Dizem Célis e Irlane (p. 92): "Via de regra, instalada a fazenda, assentados os fregueses ou vizinhos, o proprietário, por sua vontade ou atendendo a rogo de terceiros, cedia uma parcela da terra a um santo da devoção daquele povo. Erguia - se, então, uma capela (...). A terra do Santo transformava - se, a partir de então, em terra de ninguém (o poder de seus ex - donos, em tese, se tornaria igual ao dos outros fregueses) e em terra de todos em relação ao chão em que estava enraizado, um significado especial: não era público e nem privado, mas transcendia a esses domínios, tornando - se no imaginário popular um símbolo de proteção, tanto na vida como na morte. A própria ascensão de uma pequena freguesia à condição de vila, e depois à de cidade, tinha seu aval na Igreja". Apenas um reparo nessa análise: era mais comum, ao que se sabe, os fazendeiros adotarem como orago os Santos de sua devoção e não os do povo.
É possível que Miltinho não tenha tido acesso a esses estudos e interpretações, até porque não os cita. Mas o livro que fez sobre Batalha mostra exatamente o nascimento de uma comuna piauiense perfeitamente conformada na explicação acima. Aliás, a formação da Batalha evidencia outro traço geral e muitas vezes propositadamente esquecido que enreda o nascimento das comunidades lusas neste lado do Atlântico: o genocídio das populações nativas.

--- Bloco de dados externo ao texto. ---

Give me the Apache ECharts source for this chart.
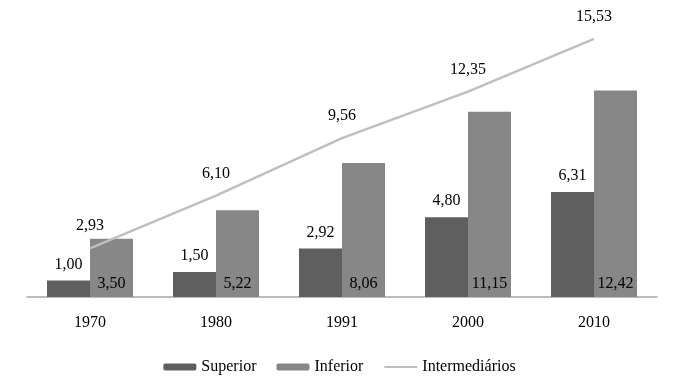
<!DOCTYPE html>
<html>
<head>
<meta charset="utf-8">
<script src="https://cdn.jsdelivr.net/npm/echarts@6/dist/echarts.min.js"></script>
<style>
html,body{margin:0;padding:0;background:#fff;}
#chart{width:679px;height:383px;}
</style>
</head>
<body>
<div id="chart"></div>
<script>
var years = ['1970', '1980', '1991', '2000', '2010'];
var superior = [1.00, 1.50, 2.92, 4.80, 6.31];
var inferior = [3.50, 5.22, 8.06, 11.15, 12.42];
var intermediarios = [2.93, 6.10, 9.56, 12.35, 15.53];

var fontFam = '"Liberation Serif", "DejaVu Serif", serif';
function fmt(p){ return p.value.toFixed(2).replace('.', ','); }

var myChart = echarts.init(document.getElementById('chart'));
var option = {
  animation: false,
  textStyle: { fontFamily: fontFam },
  grid: { left: 27, right: 22, top: 31, bottom: 86 },
  legend: {
    bottom: 3,
    left: 'center',
    itemWidth: 33,
    itemHeight: 7,
    itemGap: 20,
    textStyle: { fontFamily: fontFam, fontSize: 16, color: '#000' },
    data: ['Superior', 'Inferior', { name: 'Intermediários', itemStyle: { opacity: 0 } }]
  },
  xAxis: {
    type: 'category',
    data: years,
    axisLine: { lineStyle: { color: '#a6a6a6', width: 1.5 } },
    axisTick: { show: false },
    axisLabel: { color: '#000', fontSize: 16, fontFamily: fontFam, margin: 18 }
  },
  yAxis: {
    type: 'value',
    min: 0,
    max: 16,
    show: false,
    splitLine: { show: false }
  },
  series: [
    {
      name: 'Superior',
      type: 'bar',
      data: superior,
      barWidth: 43,
      barGap: '0%',
      itemStyle: { color: '#5f5f5f' },
      label: { show: true, position: 'top', distance: 8, color: '#000', fontSize: 16, fontFamily: fontFam, formatter: fmt }
    },
    {
      name: 'Inferior',
      type: 'bar',
      data: inferior,
      barWidth: 43,
      barGap: '0%',
      itemStyle: { color: '#878787' },
      label: { show: true, position: 'insideBottom', distance: 5, color: '#000', fontSize: 16, fontFamily: fontFam, formatter: fmt }
    },
    {
      name: 'Intermediários',
      type: 'line',
      data: intermediarios,
      symbol: 'circle',
      symbolSize: 0.1,
      lineStyle: { color: '#bfbfbf', width: 2.5 },
      itemStyle: { color: '#bfbfbf' },
      label: { show: true, position: 'top', distance: 14, color: '#000', fontSize: 16, fontFamily: fontFam, formatter: fmt }
    }
  ]
};
myChart.setOption(option);
</script>
</body>
</html>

A atual povoação da Batalha é fundada no momento mesmo em que tropas a soldo de entradistas chefiados por Bernardo de Carvalho (Mestre de Campo e "senhor" de Bitorocara/Campo Maior) esmagam no campo de batalha os seculares e autênticos habitantes do lugar, os índios. Isto ocorreu, em algum(uns) dia(s) dos meses finais do ano de 1712, e logo depois "brancos"(fazendeiros e vaqueiros) tomam de conta definitivamente das terras e instalam seus criatórios. Está fundada a hoje cidade da Batalha. Em 1725, já estava levantada a Capela de São Gonçalo.
Gonçalo Carvalho da Cunha, Capitão - mor das Entradas é um dos chefes dessa (para eles) vitoriosa perseguição aos nativos. Miltinho não afirma, mas deve ser esse o Chefe que se impôs como "posseiro" do lugar, fundando assim a Batalha, e se constituindo no único eleitor de São Gonçalo para orago e protetor do lugar/povoação que fundara com a dizimação da indiada. O Padre - historiador Cláudio Melo, que em Portugal garimpou como ninguém dentre nós um grande número de importantes documentos da História do Piauí (alguns deles citados - transcritos pelo próprio Miltinho), ajuda - nos a revisitar esse cenário de guerra em mais de um de seus estudos.
Aliás, um desses documentos é datado de 25 de maio de 1713 e foi escrito por Sebastião Lima, e nele há a notícia dessa guerra "justa" aos índios no lugar da hoje povoação da Batalha (MELO, Cláudio. Bernardo de Carvalho. Teresina. EDUFPI, 1988. p. 31).
Num dos capítulos, Miltinho discute e recusa, acertadamente, uma data do ano de 1938 escolhida como da "emancipação" político - administrativa do hoje Município. De direito Batalha foi feita município em 1855, no mesmo lugar da Freguesia/Paróquia, no espaço da jurisdição civil do Terceiro Distrito do Termo Judicial da Piracuruca. De fato, ela foi fundada em 1712/13, portanto exatos 140 anos antes da Freguesia e 142 anos antes do município. Se é mesmo para se escolher uma "data magna", cheia de grandeza para a comunidade celebrar, porque não volver à vitoria na batalha donde nasceu a Batalha?
É de se indagar, todavia: convém celebrar uma façanha que demarca uma vitória do "branco" (português) sobre o vermelho (indio)? Sim, assim me parece e tudo depende do tipo de valoração que se dê ao fato histórico. Afinal, a história se move remoendo contradições.
Tinha mais a dizer sobre o livro de Miltinho Martins, mas meu espaço acaba de acabar. Resta um cumprimento final e um convite para que ele aprofunde, ainda mais, suas pesquisas. Todos temos a agradecê - lo: sua terra, com sua legião de Gonçalos e nós, que amamos a história.